Only 15 of the original 46 normal schools remain today. Students blame the attrition on government efforts to privatize education. Recent government education reforms would impose fees for the schools that, according to students, would make it impossible for the poor to afford. 

Castro Fernández said it is important to preserve the normal schools because they are the “birthplace of social consciousness … Here they teach you the humility to talk with the people … to work with the people, the poor, the peasants,” he said.

Thousands were killed or disappeared for opposing government policies during Mexico’s “dirty war” in the 1960s and ’70s, which culminated with the Tlatelolco massacre. That violent wave was followed by the so-called war on drugs, in which a militarized police force, partly funded by the United States, has battled drug cartels. With residents often caught in the middle of the violence and faced with a lack of security, Guerrero has became home to self-defense, or vigilante, groups meant to protect residents from corrupt government officials and criminal organizations.

Amid the increased violence and perceived marginalization by the government, the teacher training colleges have adopted increasingly leftist ideals and become more politically active.

“Many who live in the city don’t even know what it is to wear sandals or work in the field,” said Castro Fernández. “They are accustomed to the easy life. Here there is suffering. Here there is crying, sometimes hunger and sleeplessness. That’s Ayotzinapa.”

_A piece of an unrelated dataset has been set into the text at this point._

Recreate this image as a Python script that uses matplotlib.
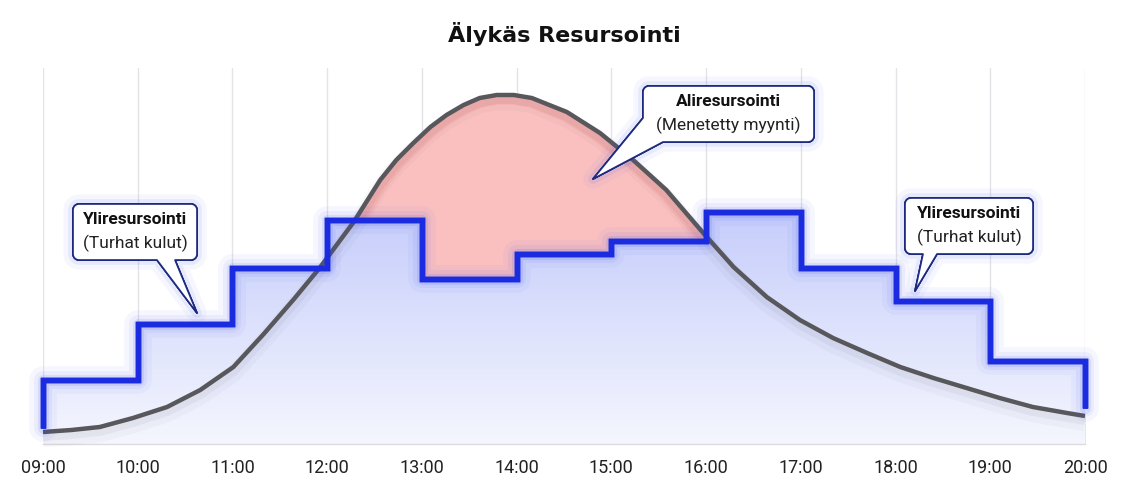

They have recently found solidarity across the country. Thousands of university students in the capital and in the rest of the country joined the normalistas’ protests against increasing privatization of the country’s education system. They have continued to protest, even organizing strikes, since the students went missing last month.

When speaking of their killed and missing classmates, the Ayotzinapa normalistas became visibly emotional.

“We’re crying because we feel the pain of others, we have empathy with others,” said Castro Fernández. “Whatever happens to our colleagues, it feels as if it happens to ourselves. We’re all like brothers here.”